In LANs, Metropolitan Area Networks (MANs), and Wide Area Networks (WANs), DFB laser diodes serve as the primary light sources for optical transceivers. Their ability to deliver stable, high-speed signals ensures reliable connectivity for businesses, data centers, and residential areas. For example, in data centers, where large volumes of data are transferred between servers, DFB laser diodes enable low-latency, high-bandwidth communication, supporting the growing demand for cloud-based services.

 

 

 

Cable Television (CATV) transmission systems also rely heavily on DFB laser diodes. These systems require high-power, stable laser sources to deliver multiple channels of video, audio, and data to millions of subscribers. DFB laser diodes, such as the 30MW 1310nm model, provide the necessary output power and wavelength stability to ensure clear signal transmission over long distances, even in noisy environments.

 

 

Long-distance DWDM transmission systems are another key application area. By leveraging the precise wavelength control of DFB laser diodes, DWDM systems can transmit dozens of independent signals over a single fiber, significantly increasing network capacity. This is particularly important for intercontinental communication, where undersea fiber optic cables rely on DFB laser diodes to deliver high-speed data across thousands of kilometers.

 

 

Beyond traditional communication networks, DFB laser diodes are also used in specialized applications such as stabilized light sources and modulated light sources for test and measurement equipment. Their ability to generate a narrow, stable wavelength makes them ideal for calibrating optical components and troubleshooting fiber optic networks. Additionally, emerging applications in gas detection, which require precise wavelength tuning, are also leveraging the capabilities of DFB laser diodes.

 

 

 

Wavelength and WDM Compatibility is the first consideration. The chosen wavelength must align with the network’s WDM configuration—whether CWDM or DWDM. For example, a network using CWDM may require a 1310nm or 1490nm DFB laser diode, while a DWDM network may need a diode operating in the 1550nm range with a specific 100GHz channel spacing.

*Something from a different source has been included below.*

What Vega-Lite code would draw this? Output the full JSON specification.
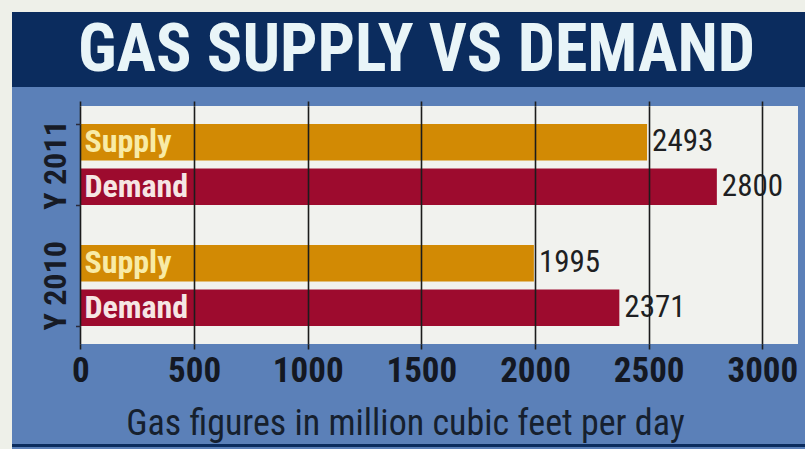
{
  "$schema": "https://vega.github.io/schema/vega-lite/v6.json",
  "background": "#5b80b8",
  "padding": 0,
  "autosize": {"type": "pad"},
  "config": {"view": {"stroke": null}, "font": "Roboto Condensed, DejaVu Sans Condensed, sans-serif", "concat": {"spacing": 0}},
  "datasets": {
    "gas": [
      {"year": "Y 2011", "type": "Supply", "value": 2493},
      {"year": "Y 2011", "type": "Demand", "value": 2800},
      {"year": "Y 2010", "type": "Supply", "value": 1995},
      {"year": "Y 2010", "type": "Demand", "value": 2371}
    ],
    "none": []
  },
  "hconcat": [
    {"width": 12, "height": 449, "data": {"name": "none"}, "mark": {"type": "text", "text": ""}, "view": {"fill": "#eef0e9", "stroke": null}},
    {
      "spacing": 13,
      "vconcat": [
        {
          "spacing": 0,
          "vconcat": [
            {"width": 793, "height": 12, "data": {"name": "none"}, "mark": {"type": "text", "text": ""}, "view": {"fill": "#eef0e9", "stroke": null}},
            {"width": 793, "height": 75, "data": {"values": [{"t": "GAS SUPPLY VS DEMAND"}]},
             "mark": {"type": "text", "fontSize": 66, "fontWeight": "bold", "color": "#e9f5f8", "baseline": "middle", "align": "center", "dx": 8, "dy": 1},
             "encoding": {"text": {"field": "t"}},
             "view": {"fill": "#0b2c5e", "stroke": null}}
          ]
        },
        {
          "spacing": 3,
          "vconcat": [
            {
              "width": 786,
              "height": 238,
              "data": {"name": "gas"},
              "view": {"fill": "#f1f2ee", "stroke": null},
              "layer": [
                {
                  "data": {"values": [{}]},
                  "mark": {"type": "rect", "color": "#5b80b8"},
                  "encoding": {
                    "x": {"datum": -301, "type": "quantitative", "axis": null},
                    "x2": {"datum": 0}
                  }
                },
                {
                  "mark": {"type": "bar"},
                  "encoding": {
                    "x": {"field": "value", "type": "quantitative", "scale": {"domain": [-301, 3157], "nice": false, "zero": false},
                          "axis": {"orient": "bottom", "zindex": 1, "values": [0, 500, 1000, 1500, 2000, 2500, 3000], "format": "d",
                                   "grid": true, "gridColor": "#1c1c1c", "gridWidth": 1.6, "domain": false,
                                   "ticks": true, "tickSize": 5, "tickColor": "#1c1c1c", "tickWidth": 1.6,
                                   "labelFontSize": 35, "labelFontWeight": "bold", "labelColor": "#141822", "labelPadding": 4,
                                   "labelFlush": false, "labelOverlap": false,
                                   "title": "Gas figures in million cubic feet per day", "titleFontSize": 36, "titleFontWeight": "normal",
                                   "titleColor": "#16202e", "titlePadding": 18}},
                    "y": {"field": "year", "type": "nominal", "sort": ["Y 2011", "Y 2010"],
                          "scale": {"paddingInner": 0.33, "paddingOuter": 0.15},
                          "axis": {"title": null, "zindex": 1, "offset": -68.5, "domain": false, "ticks": true, "tickBand": "extent", "tickSize": 5, "tickColor": "#2a2a3a", "tickWidth": 1.5,
                                   "labelAngle": 270, "labelAlign": "center", "labelBaseline": "bottom", "labelFontSize": 32, "labelFontWeight": "bold",
                                   "labelColor": "#171b26", "labelPadding": 3, "grid": false}},
                    "yOffset": {"field": "type", "type": "nominal", "sort": ["Supply", "Demand"], "scale": {"paddingInner": 0.18, "paddingOuter": 0}},
                    "color": {"field": "type", "type": "nominal", "scale": {"domain": ["Supply", "Demand"], "range": ["#d28a04", "#9d0b2e"]}, "legend": null}
                  }
                },
                {
                  "mark": {"type": "text", "align": "left", "baseline": "middle", "dx": 4, "fontSize": 32, "fontWeight": "bold"},
                  "encoding": {
                    "x": {"datum": 0, "type": "quantitative", "axis": null},
                    "y": {"field": "year", "type": "nominal", "sort": ["Y 2011", "Y 2010"]},
                    "yOffset": {"field": "type", "type": "nominal", "sort": ["Supply", "Demand"]},
                    "text": {"field": "type"},
                    "color": {"field": "type", "type": "nominal", "scale": {"domain": ["Supply", "Demand"], "range": ["#f8eba6", "#f6e6e4"]}, "legend": null}
                  }
                },
                {
                  "mark": {"type": "text", "align": "left", "baseline": "middle", "dx": 5, "fontSize": 31, "color": "#1e1f22"},
                  "encoding": {
                    "x": {"field": "value", "type": "quantitative",
                          "axis": {"orient": "top", "zindex": 1, "values": [0, 500, 1000, 1500, 2000, 2500, 3000], "grid": false, "labels": false, "domain": false,
                                   "ticks": true, "tickSize": 5, "tickColor": "#1c1c1c", "tickWidth": 1.6, "title": null, "minExtent": 0, "maxExtent": 5}},
                    "y": {"field": "year", "type": "nominal", "sort": ["Y 2011", "Y 2010"]},
                    "yOffset": {"field": "type", "type": "nominal", "sort": ["Supply", "Demand"]},
                    "text": {"field": "value"}
                  }
                }
              ],
              "resolve": {"axis": {"x": "independent"}, "scale": {"color": "independent"}}
            },
            {"width": 793, "height": 3, "data": {"name": "none"}, "mark": {"type": "text", "text": ""}, "view": {"fill": "#0b2c5e", "stroke": null}}
          ]
        }
      ]
    }
  ]
}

It is essential to verify that the diode’s wavelength complies with ITU recommendations to avoid signal interference and ensure seamless integration.

 

 

 

Output Power is another critical factor. The required power depends on the application: short-distance LANs may only need 5MW to 10MW, while long-haul DWDM systems or CATV networks may require 20MW to 30MW or higher. Higher output power enables longer transmission distances but may also increase power consumption and heat generation, so a balance must be struck between power and efficiency.

 

 

Package Type and output fiber selection are also important. The 14-pin butterfly package is the most common for high-performance applications, offering hermetic sealing and integrated components. However, other packages, such as TO60 or TO56, may be suitable for space-constrained or low-power applications. The output fiber—whether single-mode (SM), polarization-maintaining (PM), or a special fiber—must match the network’s fiber type to minimize signal loss. For example, PM fibers are ideal for applications requiring polarization control, such as coherent communication systems.

 

 

Environmental and Operational Conditions should also be taken into account. The DFB laser diode must be able to operate reliably within the network’s temperature range, typically from -40°C to 85°C for industrial applications. The presence of a TEC and thermistor is essential for maintaining temperature stability, while an optical isolator prevents back reflections that can degrade performance. Additionally, compliance with industry standards such as Telcordia GR-468 and RoHS ensures that the diode meets quality and environmental requirements.

 

 

DFB laser diodes have revolutionized fiber optic communications, providing the precision, stability, and performance needed to support the world’s growing data demands. From their unique diffraction grating design to their compliance with international standards, these devices are the backbone of modern LANs, MANs, WANs, CATV systems, and long-haul DWDM networks. As technology continues to advance, DFB laser diodes are expected to play an even more critical role in emerging applications such as 6G, quantum communication, and smart cities.